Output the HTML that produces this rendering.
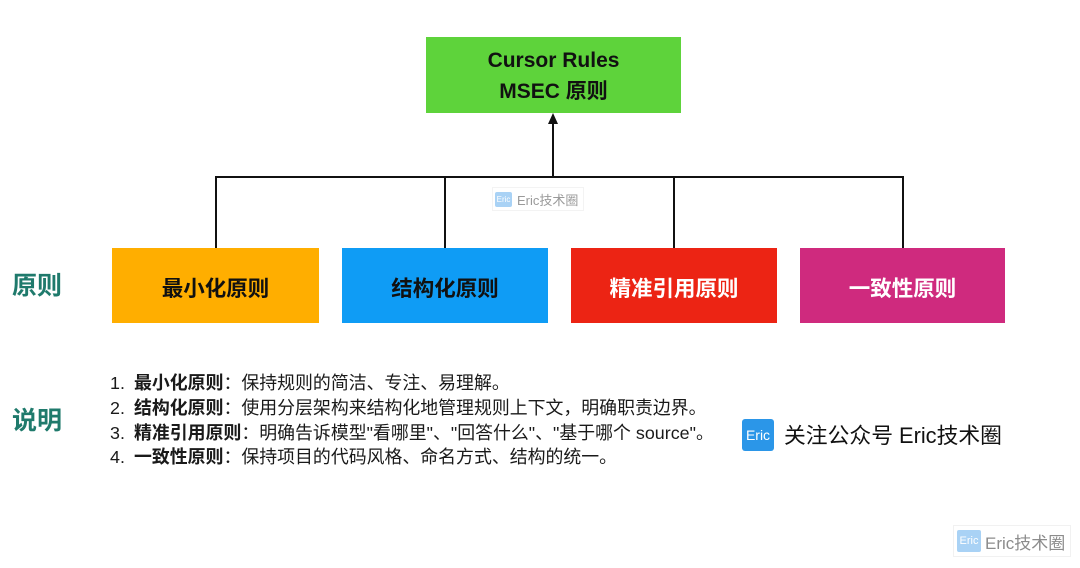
<!DOCTYPE html>
<html>
<head>
<meta charset="utf-8">
<style>
  html, body { margin:0; padding:0; }
  body { width:1080px; height:568px; background:#fff; position:relative; overflow:hidden;
    font-family:"Liberation Sans","Noto Sans CJK SC",sans-serif; color:#111; }
  .abs { position:absolute; }
  .box { position:absolute; display:flex; align-items:center; justify-content:center;
    font-weight:bold; font-size:21.5px; box-sizing:border-box; padding-top:3px; }
  .lbl { position:absolute; color:#1f7a6c; font-weight:bold; font-size:25px; line-height:30px;
    font-family:"Liberation Sans","Noto Sans CJK SC",sans-serif; }
  .list { position:absolute; left:110px; top:371px; font-size:17.9px; line-height:24.8px; color:#1a1a1a; white-space:nowrap; }
  .list .n { display:inline-block; width:24px; }
  .list b { font-weight:bold; }
  .wm { position:absolute; display:flex; align-items:center; color:#8c8c8c; }
  .wm .ic { background:#a9d2f5; color:#fff; display:flex; align-items:center; justify-content:center; border-radius:2px; }
</style>
</head>
<body>
  <!-- top box -->
  <div class="box" style="left:426px;top:37px;width:255px;height:76px;background:#5ed33b;flex-direction:column;line-height:31px;color:#111;font-size:21px;padding-top:2px;">
    <div>Cursor Rules</div>
    <div>MSEC 原则</div>
  </div>

  <!-- connectors -->
  <svg class="abs" style="left:0;top:0;" width="1080" height="260">
    <polygon points="553,113 548,124 558,124" fill="#111"/>
    <line x1="553" y1="122" x2="553" y2="178" stroke="#111" stroke-width="2"/>
    <line x1="215" y1="177" x2="904" y2="177" stroke="#111" stroke-width="2"/>
    <line x1="216" y1="177" x2="216" y2="248" stroke="#111" stroke-width="2"/>
    <line x1="445" y1="177" x2="445" y2="248" stroke="#111" stroke-width="2"/>
    <line x1="674" y1="177" x2="674" y2="248" stroke="#111" stroke-width="2"/>
    <line x1="903" y1="177" x2="903" y2="248" stroke="#111" stroke-width="2"/>
  </svg>

  <!-- middle watermark -->
  <div class="wm" style="left:492px;top:187px;width:90px;height:22px;border:1px solid #f3f3f3;font-size:13px;">
    <div class="ic" style="width:17px;height:15px;font-size:8px;margin-left:2px;">Eric</div>
    <div style="margin-left:5px;color:#9a9a9a;">Eric技术圈</div>
  </div>

  <!-- principle boxes -->
  <div class="box" style="left:112px;top:248px;width:207px;height:75px;background:#ffae00;color:#111;">最小化原则</div>
  <div class="box" style="left:342px;top:248px;width:206px;height:75px;background:#0f9cf5;color:#111;">结构化原则</div>
  <div class="box" style="left:571px;top:248px;width:206px;height:75px;background:#ec2414;color:#fff;">精准引用原则</div>
  <div class="box" style="left:800px;top:248px;width:205px;height:75px;background:#cf2a7e;color:#fff;">一致性原则</div>

  <!-- left labels -->
  <div class="lbl" style="left:12px;top:271px;">原则</div>
  <div class="lbl" style="left:12px;top:406px;">说明</div>

  <!-- list -->
  <div class="list">
    <div><span class="n">1.</span><b>最小化原则</b>：保持规则的简洁、专注、易理解。</div>
    <div><span class="n">2.</span><b>结构化原则</b>：使用分层架构来结构化地管理规则上下文，明确职责边界。</div>
    <div><span class="n">3.</span><b>精准引用原则</b>：明确告诉模型"看哪里"、"回答什么"、"基于哪个 source"。</div>
    <div><span class="n">4.</span><b>一致性原则</b>：保持项目的代码风格、命名方式、结构的统一。</div>
  </div>

  <!-- follow -->
  <div class="abs" style="left:742px;top:419px;width:32px;height:32px;background:#2b96e8;border-radius:3px;color:#fff;font-size:14px;display:flex;align-items:center;justify-content:center;">Eric</div>
  <div class="abs" style="left:784px;top:422px;font-size:21.8px;line-height:28px;color:#111;white-space:nowrap;">关注公众号 Eric技术圈</div>

  <!-- bottom watermark -->
  <div class="wm" style="left:953px;top:525px;width:116px;height:30px;border:1px solid #f1f1f1;font-size:17px;">
    <div class="ic" style="width:24px;height:22px;font-size:11px;margin-left:3px;">Eric</div>
    <div style="margin-left:4px;">Eric技术圈</div>
  </div>
</body>
</html>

==============================

Write the lines above out again exactly, without any of their pictures.

**ANSWER FOR THE TASK:**
Output the HTML that produces this rendering.
<!DOCTYPE html>
<html>
<head>
<meta charset="utf-8">
<style>
  html, body { margin:0; padding:0; }
  body { width:1080px; height:568px; background:#fff; position:relative; overflow:hidden;
    font-family:"Liberation Sans","Noto Sans CJK SC",sans-serif; color:#111; }
  .abs { position:absolute; }
  .box { position:absolute; display:flex; align-items:center; justify-content:center;
    font-weight:bold; font-size:21.5px; box-sizing:border-box; padding-top:3px; }
  .lbl { position:absolute; color:#1f7a6c; font-weight:bold; font-size:25px; line-height:30px;
    font-family:"Liberation Sans","Noto Sans CJK SC",sans-serif; }
  .list { position:absolute; left:110px; top:371px; font-size:17.9px; line-height:24.8px; color:#1a1a1a; white-space:nowrap; }
  .list .n { display:inline-block; width:24px; }
  .list b { font-weight:bold; }
  .wm { position:absolute; display:flex; align-items:center; color:#8c8c8c; }
  .wm .ic { background:#a9d2f5; color:#fff; display:flex; align-items:center; justify-content:center; border-radius:2px; }
</style>
</head>
<body>
  <!-- top box -->
  <div class="box" style="left:426px;top:37px;width:255px;height:76px;background:#5ed33b;flex-direction:column;line-height:31px;color:#111;font-size:21px;padding-top:2px;">
    <div>Cursor Rules</div>
    <div>MSEC 原则</div>
  </div>

  <!-- connectors -->
  <svg class="abs" style="left:0;top:0;" width="1080" height="260">
    <polygon points="553,113 548,124 558,124" fill="#111"/>
    <line x1="553" y1="122" x2="553" y2="178" stroke="#111" stroke-width="2"/>
    <line x1="215" y1="177" x2="904" y2="177" stroke="#111" stroke-width="2"/>
    <line x1="216" y1="177" x2="216" y2="248" stroke="#111" stroke-width="2"/>
    <line x1="445" y1="177" x2="445" y2="248" stroke="#111" stroke-width="2"/>
    <line x1="674" y1="177" x2="674" y2="248" stroke="#111" stroke-width="2"/>
    <line x1="903" y1="177" x2="903" y2="248" stroke="#111" stroke-width="2"/>
  </svg>

  <!-- middle watermark -->
  <div class="wm" style="left:492px;top:187px;width:90px;height:22px;border:1px solid #f3f3f3;font-size:13px;">
    <div class="ic" style="width:17px;height:15px;font-size:8px;margin-left:2px;">Eric</div>
    <div style="margin-left:5px;color:#9a9a9a;">Eric技术圈</div>
  </div>

  <!-- principle boxes -->
  <div class="box" style="left:112px;top:248px;width:207px;height:75px;background:#ffae00;color:#111;">最小化原则</div>
  <div class="box" style="left:342px;top:248px;width:206px;height:75px;background:#0f9cf5;color:#111;">结构化原则</div>
  <div class="box" style="left:571px;top:248px;width:206px;height:75px;background:#ec2414;color:#fff;">精准引用原则</div>
  <div class="box" style="left:800px;top:248px;width:205px;height:75px;background:#cf2a7e;color:#fff;">一致性原则</div>

  <!-- left labels -->
  <div class="lbl" style="left:12px;top:271px;">原则</div>
  <div class="lbl" style="left:12px;top:406px;">说明</div>

  <!-- list -->
  <div class="list">
    <div><span class="n">1.</span><b>最小化原则</b>：保持规则的简洁、专注、易理解。</div>
    <div><span class="n">2.</span><b>结构化原则</b>：使用分层架构来结构化地管理规则上下文，明确职责边界。</div>
    <div><span class="n">3.</span><b>精准引用原则</b>：明确告诉模型"看哪里"、"回答什么"、"基于哪个 source"。</div>
    <div><span class="n">4.</span><b>一致性原则</b>：保持项目的代码风格、命名方式、结构的统一。</div>
  </div>

  <!-- follow -->
  <div class="abs" style="left:742px;top:419px;width:32px;height:32px;background:#2b96e8;border-radius:3px;color:#fff;font-size:14px;display:flex;align-items:center;justify-content:center;">Eric</div>
  <div class="abs" style="left:784px;top:422px;font-size:21.8px;line-height:28px;color:#111;white-space:nowrap;">关注公众号 Eric技术圈</div>

  <!-- bottom watermark -->
  <div class="wm" style="left:953px;top:525px;width:116px;height:30px;border:1px solid #f1f1f1;font-size:17px;">
    <div class="ic" style="width:24px;height:22px;font-size:11px;margin-left:3px;">Eric</div>
    <div style="margin-left:4px;">Eric技术圈</div>
  </div>
</body>
</html>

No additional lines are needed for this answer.